Un maire corse abattu juste après les élections

Publié le par Denis Nicolaï

Dominique Domarchi était chargé de mission auprès du président du Conseil Exécutif de Corse

 

MEURTRELa soirée électorale s’est terminée tard, mais sans accroc. Dominique Domarchi a attendu la fin du dépouillement au Conseil général de la Haute-Corse. Le temps de s’assurer que son camp l’emportait avec plus de 76% des suffrages dans son canton avant de rentrer chez lui. Vers une heure vingt, il arrive dans son village de Sant’Andrea-di-Cotone (Haute-Corse). Au moment où il ouvre la porte de sa maison, il est bousculé et jeté à terre, dans le hall d’entrée, au pied de ses escaliers. Plusieurs décharges d’arme de chasse sont tirées alors que son épouse et ses deux enfants dorment à l’étage. Ce sont eux qui vont donner l’alerte.


« Il a été touché par plusieurs impacts, relève Dominique Alzeari, procureur de la République de Bastia. Cet homme a peut-être même été la cible de plusieurs individus. Tout s’est vraisemblablement passé très vite à son entrée dans les lieux ». Dans les ruelles étroites du village, les coups de feu sont étouffés, mais la nouvelle se répand. Et lorsque le soleil éclaire enfin, en contrebas, les plages de la côte orientale, une cinquantaine de personnes attend, visages fermés. Jean est un voisin. Il dit n’avoir rien entendu mais admet être « sous le choc. Bouleversé » par la mort de Dominique Domarchi. « Il n’y a qu’à regarder autour de nous, observe-t-il. Nous sommes tous dans cet état. En dehors de toute considération politique, c’est l’autorité du village qui s’en va et nous sommes tristes ». La victime était solidement installée au fauteuil de maire depuis 27 ans.
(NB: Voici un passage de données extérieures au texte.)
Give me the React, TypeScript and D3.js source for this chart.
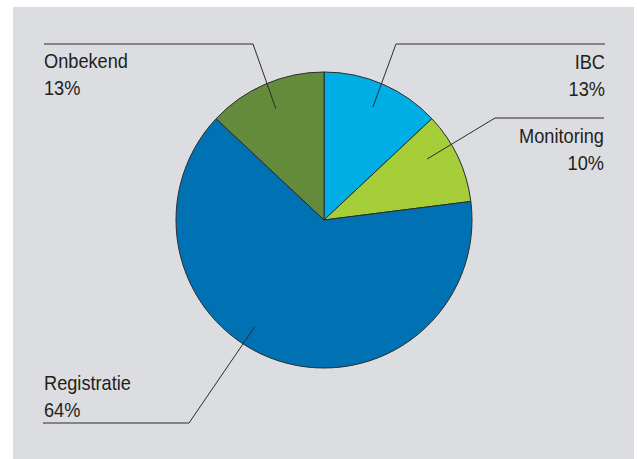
import React from "react";
import * as d3 from "d3";

const categories = ["IBC", "Monitoring", "Registratie", "Onbekend"];
const values = [13, 10, 64, 13];
const valueLabels = ["13%", "10%", "64%", "13%"];
const colors = ["#00aee6", "#a6ce39", "#0071b2", "#648a3c"];

const W = 637;
const H = 459;
const cx = 324;
const cy = 220;
const R = 148;

// label layout: anchor fraction within slice, elbow point, line end, text pos
const labelLayout = [
  { frac: 0.5, rf: 0.83, elbow: [396, 44], end: [605, 44], tx: 605, ty: 69, anchor: "end" },
  { frac: 0.35, rf: 0.81, elbow: [495, 118], end: [604, 118], tx: 604, ty: 143, anchor: "end" },
  { frac: 0.565, rf: 0.86, elbow: [189, 423], end: [43, 423], tx: 44, ty: 390, anchor: "start" },
  { frac: 0.5, rf: 0.82, elbow: [253, 44], end: [44, 44], tx: 44, ty: 68, anchor: "start" },
];

const SX = 0.91;

export default function App() {
  const data = categories.map((c, i) => ({ c, v: values[i], i }));
  const pie = d3.pie<any>().value((d) => d.v).sort(null);
  const arcs = pie(data);
  const arc = d3.arc<any>().innerRadius(0).outerRadius(R);

  return (
    <svg
      width={W}
      height={H}
      style={{ position: "absolute", left: 0, top: 0, background: "#fff" }}
      fontFamily="'Liberation Sans', Arial, sans-serif"
    >
      <rect x={13} y={7} width={621} height={460} fill="#dcdde0" />
      <g transform={`translate(${cx},${cy})`}>
        {arcs.map((a, i) => (
          <path key={i} d={arc(a) || ""} fill={colors[i]} stroke="#2b2b2b" strokeWidth={1} strokeLinejoin="round" />
        ))}
      </g>
      {arcs.map((a, i) => {
        const L = labelLayout[i];
        const ang = a.startAngle + L.frac * (a.endAngle - a.startAngle);
        const px = cx + Math.sin(ang) * R * L.rf;
        const py = cy - Math.cos(ang) * R * L.rf;
        return (
          <g key={i}>
            <polyline
              points={`${px},${py} ${L.elbow[0]},${L.elbow[1]} ${L.end[0]},${L.end[1]}`}
              fill="none"
              stroke="#2b2b2b"
              strokeWidth={1}
            />
            <g transform={`translate(${L.tx},${L.ty}) scale(${SX},1)`}>
              <text x={0} y={0} textAnchor={L.anchor as any} fontSize={20} fill="#231f20">
                {categories[i]}
              </text>
              <text x={0} y={27} textAnchor={L.anchor as any} fontSize={20} fill="#231f20">
                {valueLabels[i]}
              </text>
            </g>
          </g>
        );
      })}
    </svg>
  );
}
Pendant une partie de la matinée, les Cotonais ont vu se succéder les personnalités politiques locales. Le président du Conseil général de Haute-Corse, Joseph Castelli, et son chef de cabinet. Le nouvel élu du canton, Pierre Louis Nicolaï. Des membres de l’Assemblée de Corse. Et Paul Giacobbi. Celui dont Dominique Domarchi était l’un des plus influents conseillers. Un homme de l’ombre qui occupait officiellement le poste de « chargé de mission auprès du Président de l’Exécutif ». Un intitulé suffisamment flou pour pouvoir donner son avis dans tous les domaines. L’équipe était bien rôdée. Elle a officié pendant 12 ans, sur le même modèle, à la tête du Département de la Haute-Corse. Mais les deux hommes se connaissent depuis toujours. Le grand-père de Paul, Giacobbi, ministre sous la IIIe République avait aussi choisi le grand-père de Dominique Domarchi comme conseiller politique.
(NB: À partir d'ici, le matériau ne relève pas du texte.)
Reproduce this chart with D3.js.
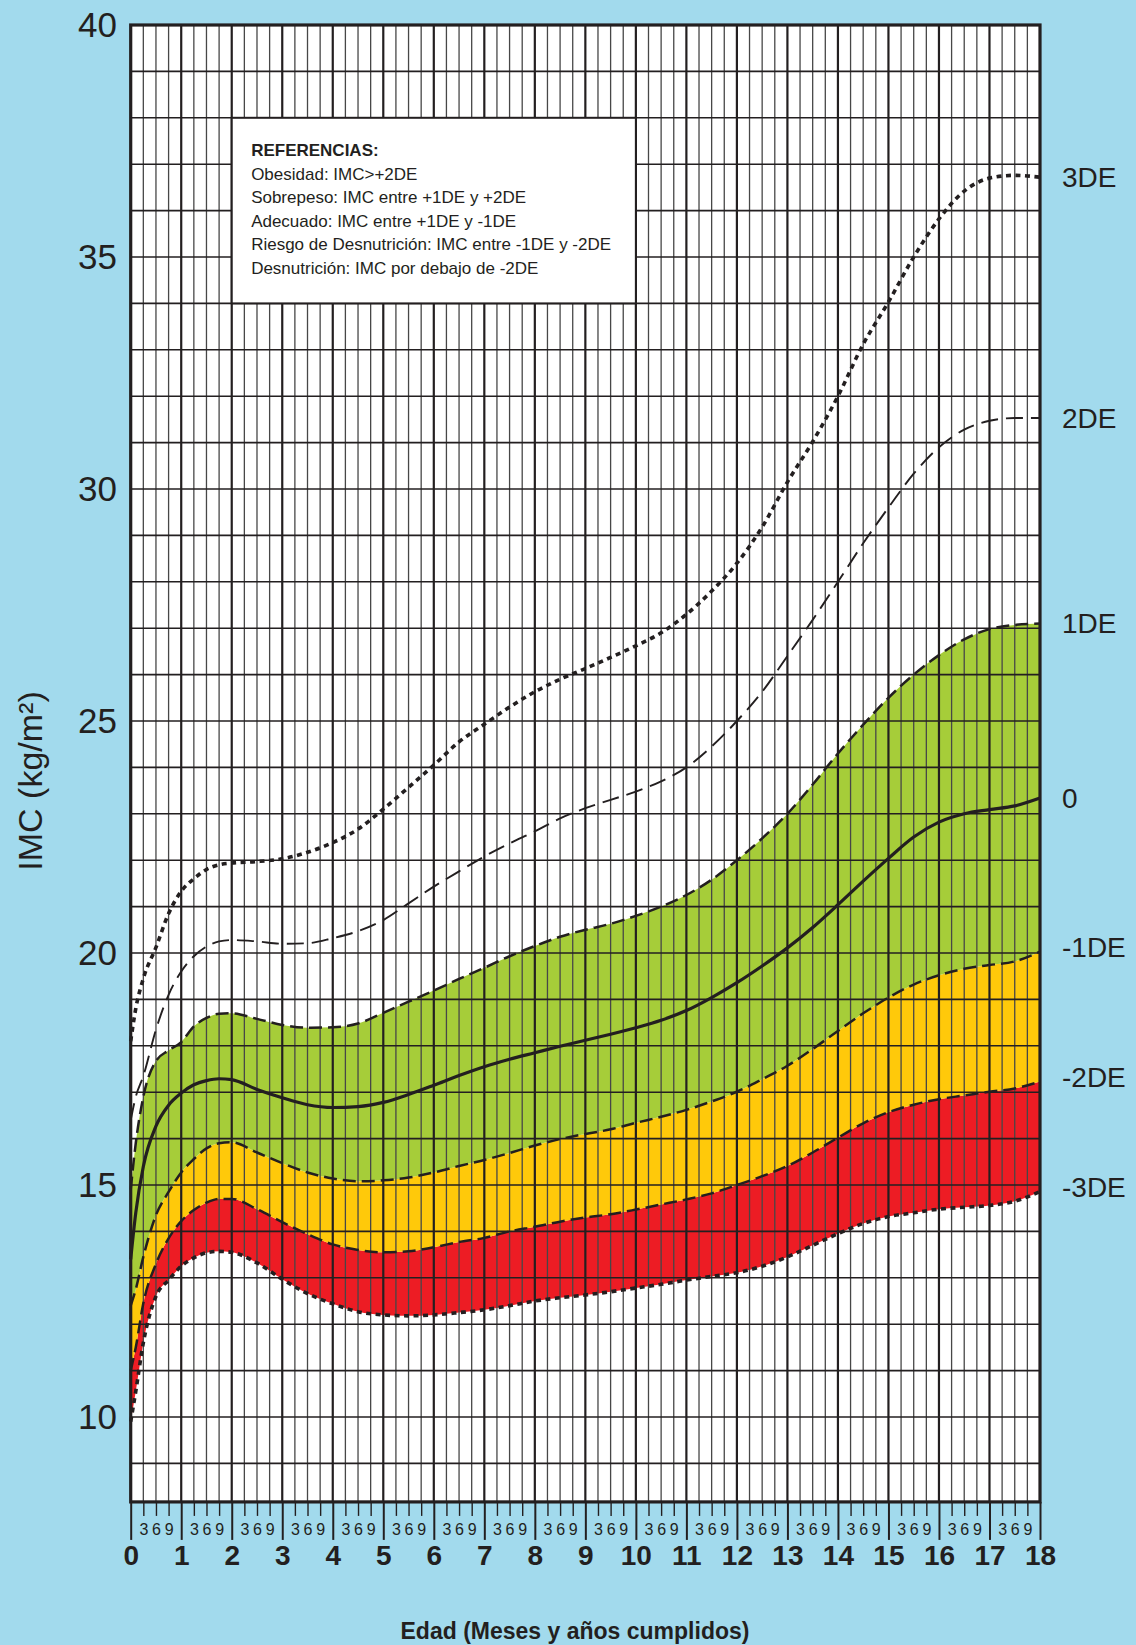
<!DOCTYPE html>
<html><head><meta charset="utf-8">
<script src="https://cdn.jsdelivr.net/npm/d3@7"></script>
<style>
html,body{margin:0;padding:0;background:#a2daed;}
svg{display:block;font-family:"Liberation Sans",Arial,Helvetica,sans-serif;}
</style>
</head><body>
<svg id="chart" width="1136" height="1645"></svg>
<script>
// ---- data ----
const ages = [0,0.1,0.25,0.5,0.75,1,1.25,1.5,1.75,2,2.5,3,3.5,4,4.5,5,5.5,6,6.5,7,7.5,8,8.5,9,9.5,10,10.5,11,11.5,12,12.5,13,13.5,14,14.5,15,15.5,16,16.5,17,17.5,18];
const sdP3 = [18.1,18.8,19.45,20.12,20.85,21.33,21.6,21.8,21.9,21.94,21.97,22.03,22.17,22.38,22.67,23.1,23.57,24.05,24.55,24.93,25.3,25.63,25.9,26.13,26.37,26.62,26.9,27.3,27.8,28.4,29.18,30.15,31.02,32.0,33.12,34.03,35.0,35.82,36.42,36.7,36.76,36.72];
const sdP2 = [16.4,16.9,17.35,18.35,19.1,19.6,19.93,20.14,20.25,20.28,20.25,20.2,20.21,20.32,20.47,20.71,21.07,21.43,21.76,22.08,22.36,22.62,22.9,23.12,23.3,23.48,23.7,24.0,24.45,25.0,25.63,26.4,27.18,28.0,28.83,29.6,30.33,30.9,31.28,31.47,31.53,31.53];
const sdP1 = [14.9,15.9,16.9,17.67,17.9,18.08,18.42,18.6,18.69,18.7,18.58,18.45,18.39,18.4,18.48,18.71,18.95,19.19,19.44,19.68,19.93,20.15,20.35,20.5,20.63,20.8,21.0,21.25,21.58,22.0,22.47,23.0,23.63,24.3,24.92,25.5,26.0,26.42,26.76,26.98,27.07,27.1];
const sd0  = [13.4,14.4,15.4,16.27,16.72,16.98,17.16,17.25,17.29,17.27,17.06,16.88,16.73,16.67,16.69,16.78,16.95,17.15,17.36,17.55,17.71,17.85,17.99,18.12,18.25,18.39,18.55,18.76,19.04,19.36,19.72,20.11,20.55,21.04,21.55,22.04,22.5,22.82,23.0,23.09,23.17,23.34];
const sdM1 = [12.4,12.75,13.45,14.35,14.85,15.27,15.56,15.79,15.9,15.92,15.7,15.47,15.27,15.14,15.08,15.1,15.16,15.27,15.41,15.54,15.69,15.85,15.99,16.1,16.2,16.34,16.47,16.62,16.8,17.01,17.28,17.57,17.93,18.32,18.7,19.04,19.32,19.52,19.66,19.74,19.82,20.03];
const sdM2 = [11.0,11.5,12.45,13.3,13.85,14.22,14.46,14.62,14.7,14.7,14.48,14.2,13.94,13.72,13.6,13.55,13.57,13.66,13.77,13.86,14.0,14.1,14.21,14.3,14.37,14.47,14.58,14.69,14.82,15.0,15.19,15.41,15.7,16.02,16.33,16.57,16.73,16.85,16.93,17.01,17.08,17.23];
const sdM3 = [9.9,10.55,11.6,12.6,12.95,13.25,13.43,13.54,13.57,13.55,13.32,12.97,12.66,12.44,12.27,12.2,12.18,12.2,12.25,12.31,12.4,12.5,12.57,12.63,12.7,12.78,12.86,12.95,13.03,13.11,13.25,13.45,13.7,13.95,14.17,14.32,14.4,14.48,14.52,14.56,14.65,14.86];
const seriesNames = ["3DE","2DE","1DE","0","-1DE","-2DE","-3DE"];
const yTickValues = [10,15,20,25,30,35,40];
const yearTicks = [0,1,2,3,4,5,6,7,8,9,10,11,12,13,14,15,16,17,18];
const monthLabels = ["3","6","9"];
const legendTitle = "REFERENCIAS:";
const legendLines = [
  "Obesidad: IMC>+2DE",
  "Sobrepeso: IMC entre +1DE y +2DE",
  "Adecuado: IMC entre +1DE y -1DE",
  "Riesgo de Desnutrición: IMC entre -1DE y -2DE",
  "Desnutrición: IMC por debajo de -2DE"
];
const yTitle = "IMC (kg/m²)";
const xTitle = "Edad (Meses y años cumplidos)";

// ---- layout ----
const INK = "#231f20";
const svg = d3.select("#chart");
const x = d3.scaleLinear().domain([0,18]).range([130.7,1040]);
const y = d3.scaleLinear().domain([10,40]).range([1417,25]);
const yMinPlot = 8.17;
const plotTop = y(40), plotBottom = y(yMinPlot), plotLeft = x(0), plotRight = x(18);

svg.append("rect").attr("width",1136).attr("height",1645).attr("fill","#a2daed");
svg.append("rect").attr("x",plotLeft).attr("y",plotTop)
  .attr("width",plotRight-plotLeft).attr("height",plotBottom-plotTop).attr("fill","#ffffff");

const rows = ages.map((a,i)=>({a, p3:sdP3[i], p2:sdP2[i], p1:sdP1[i], m:sd0[i], m1:sdM1[i], m2:sdM2[i], m3:sdM3[i]}));
const curve = d3.curveMonotoneX;
function band(lo,hi,color){
  svg.append("path").datum(rows)
    .attr("d", d3.area().curve(curve).x(d=>x(d.a)).y0(d=>y(d[lo])).y1(d=>y(d[hi])))
    .attr("fill",color);
}
band("m3","m2","#ed1c24");
band("m2","m1","#ffc90a");
band("m1","p1","#a6cd39");

// grid
const gGrid = svg.append("g");
const quarters = d3.range(1,72).map(i=>i/4).filter(v=>v%1!==0);
gGrid.selectAll(".vq").data(quarters).join("line")
  .attr("x1",d=>x(d)).attr("x2",d=>x(d)).attr("y1",plotTop).attr("y2",plotBottom)
  .attr("stroke","#474747").attr("stroke-width",1.3);
gGrid.selectAll(".hl").data(d3.range(9,40)).join("line")
  .attr("x1",plotLeft).attr("x2",plotRight).attr("y1",d=>y(d)).attr("y2",d=>y(d))
  .attr("stroke",INK).attr("stroke-width",1.6);
gGrid.selectAll(".vy").data(yearTicks.slice(1,-1)).join("line")
  .attr("x1",d=>x(d)).attr("x2",d=>x(d)).attr("y1",plotTop).attr("y2",plotBottom)
  .attr("stroke",INK).attr("stroke-width",2.2);

// curves
const styles = {
  p3:{w:3.6,dash:"5,4.5"},
  p2:{w:1.9,dash:"17,8"},
  p1:{w:2.5,dash:"13,6"},
  m:{w:3.2,dash:null},
  m1:{w:2.5,dash:"13,6"},
  m2:{w:2.5,dash:"13,6"},
  m3:{w:3.6,dash:"5,4.5"}
};
const keys = ["p3","p2","p1","m","m1","m2","m3"];
keys.forEach(k=>{
  svg.append("path").datum(rows)
    .attr("d", d3.line().curve(curve).x(d=>x(d.a)).y(d=>y(d[k])))
    .attr("fill","none").attr("stroke",INK)
    .attr("stroke-width",styles[k].w)
    .attr("stroke-dasharray",styles[k].dash);
});

// legend box
const lx0 = x(2), lx1 = x(10), ly0 = y(38), ly1 = y(34);
svg.append("rect").attr("x",lx0).attr("y",ly0).attr("width",lx1-lx0).attr("height",ly1-ly0)
  .attr("fill","#fff").attr("stroke",INK).attr("stroke-width",2);
const lg = svg.append("g").attr("fill",INK).attr("font-size",17);
lg.append("text").attr("x",lx0+19.4).attr("y",ly0+38.5).attr("font-weight","bold").text(legendTitle);
legendLines.forEach((t,i)=>{
  lg.append("text").attr("x",lx0+19.4).attr("y",ly0+38.5+23.5*(i+1)).text(t);
});

// frame
svg.append("rect").attr("x",plotLeft).attr("y",plotTop)
  .attr("width",plotRight-plotLeft).attr("height",plotBottom-plotTop)
  .attr("fill","none").attr("stroke",INK).attr("stroke-width",3.2);

// x axis: quarter ticks with month labels
const monthAxis = d3.axisBottom(x).tickValues(d3.range(0,72).map(i=>i/4).filter(v=>v%1!==0))
  .tickSize(14).tickPadding(7.6).tickFormat(d=>monthLabels[Math.round((d%1)*4)-1]);
const gm = svg.append("g").attr("transform",`translate(0,${plotBottom})`).call(monthAxis);
gm.select(".domain").remove();
gm.selectAll("line").attr("stroke",INK).attr("stroke-width",1.4);
gm.selectAll("text").attr("fill",INK).attr("font-size",16)
  .attr("font-family","Liberation Sans, Arial, sans-serif");

const yearAxis = d3.axisBottom(x).tickValues(yearTicks).tickSize(38).tickPadding(5).tickFormat(d=>d);
const gy = svg.append("g").attr("transform",`translate(0,${plotBottom})`).call(yearAxis);
gy.select(".domain").remove();
gy.selectAll("line").attr("stroke",INK).attr("stroke-width",2);
gy.selectAll("text").attr("fill",INK).attr("font-size",28).attr("font-weight","bold")
  .attr("font-family","Liberation Sans, Arial, sans-serif");

// y axis labels
const leftAxis = d3.axisLeft(y).tickValues(yTickValues).tickSize(0).tickPadding(13.7);
const gl = svg.append("g").attr("transform",`translate(${plotLeft},0)`).call(leftAxis);
gl.select(".domain").remove();
gl.selectAll("text").attr("fill",INK).attr("font-size",35)
  .attr("font-family","Liberation Sans, Arial, sans-serif");

// right-hand SD labels at series end values
const endVals = keys.map(k=>rows[rows.length-1][k]);
svg.append("g").selectAll("text").data(seriesNames).join("text")
  .attr("x",1062).attr("y",(d,i)=>y(endVals[i]) - (i>=4?4:0))
  .attr("dominant-baseline","central")
  .attr("font-size",28).attr("fill",INK).text(d=>d);

// titles
svg.append("text").attr("transform","translate(42,781) rotate(-90)")
  .attr("text-anchor","middle").attr("font-size",34).attr("fill",INK).text(yTitle);
svg.append("text").attr("x",575).attr("y",1638.5).attr("text-anchor","middle")
  .attr("font-size",23).attr("font-weight","bold").attr("fill",INK).text(xTitle);
</script>
</body></html>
Pas d’ombre au tableau, même si le maire de Sant’Andrea-di-Cotone a déjà fait parler de lui. En 2009, il a été condamné pour « des irrégularités relevées au cours de l’organisation des élections législatives de 2007 », précise Dominique Alzeari. En janvier dernier, « l’homme du président » a aussi été entendu à Marseille dans le cadre d’une enquête sur le versement de pots-de-vin et sur l’attribution frauduleuse de marchés entre les Conseils généraux de la Haute-Corse et des Bouches-du-Rhône. Pierre Olmeta, le Directeur des interventions sociales et sanitaires du Département a été mis en examen et écroué dans cette affaire en compagnie de membres influents du milieu marseillais. Mais rien pour l’instant ne semble relier la mort de Dominique Domarchi à ces faits. Paul Giacobbi avait même choisi de défendre énergiquement son conseiller à l’issue de sa garde-à-vue. Les deux hommes étaient bien plus que des collaborateurs. Des amis, dont l’un siégeait juste derrière l’autre dans l’hémicycle de l’Assemblée de Corse.